Posted by Lorelei (220.127.116.11) on January 29, 2002 at 11:37:37:
In Reply to: The IMF and Argentina posted by pancho on January 29, 2002 at 11:14:03:
The IMF, like any other institution that lends
money for a price, is not unique in its role of
providing liquidity for people who need it. People
in this forum have taken money that wasn't theirs
and paid a price for it, as I'm sure people have
used credit cards, gotten mortgages or taken out loans.
And the bank IS concerned with what you do with their money. You don't know how many times people have to default on loans, a cost that is absorbed by the lender if there are no insurers to cover the cost of the loan. Moreover,
the IMF does loan aid packages with conditions
attached: you must first privatize companies,
develop this sector of the economy, increase the
cost of timber and decrease the cost of aluminum.
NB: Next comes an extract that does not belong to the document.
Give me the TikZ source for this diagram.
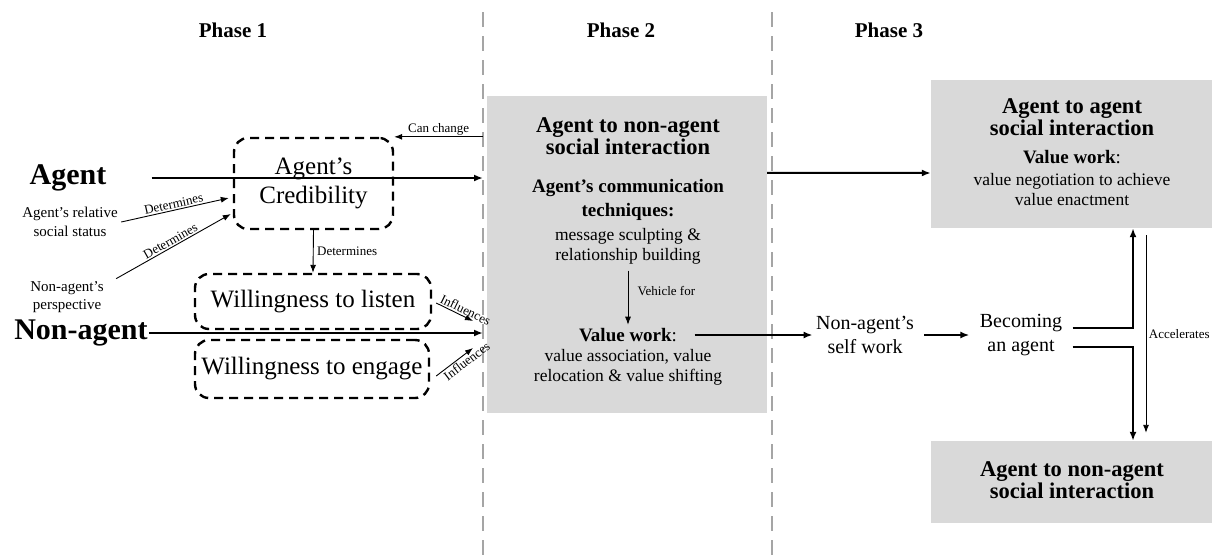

YET, there is a problem of oversight: who gets to see if these conditions are met by the receiving
regime? Can a banking institution send its representatives to a recipient country and do all
the work for them? And even if the institution
demands reviews of what is being done to the money, how do they know it's not just all lies and forged information?
You would oversimplify the case to say that the IMF does everything wrong and only sends countries to massive debt. The IMF has HELPED
"save" some domestic economies (of the Asian Tigers, South Korea, etc) and has helped make
The tradeoff is in front of you: do we let the IMF
as a banking institution keep making loans with
a degree of risk to countries that are not
as transparent as others? Or, do we design
another institution with more force in challenging
sovereignty and saying, if you take my money we
will SEE that you do the right thing with it?
Or do we just avoid helping countries that need
short term capital loans for liquidity?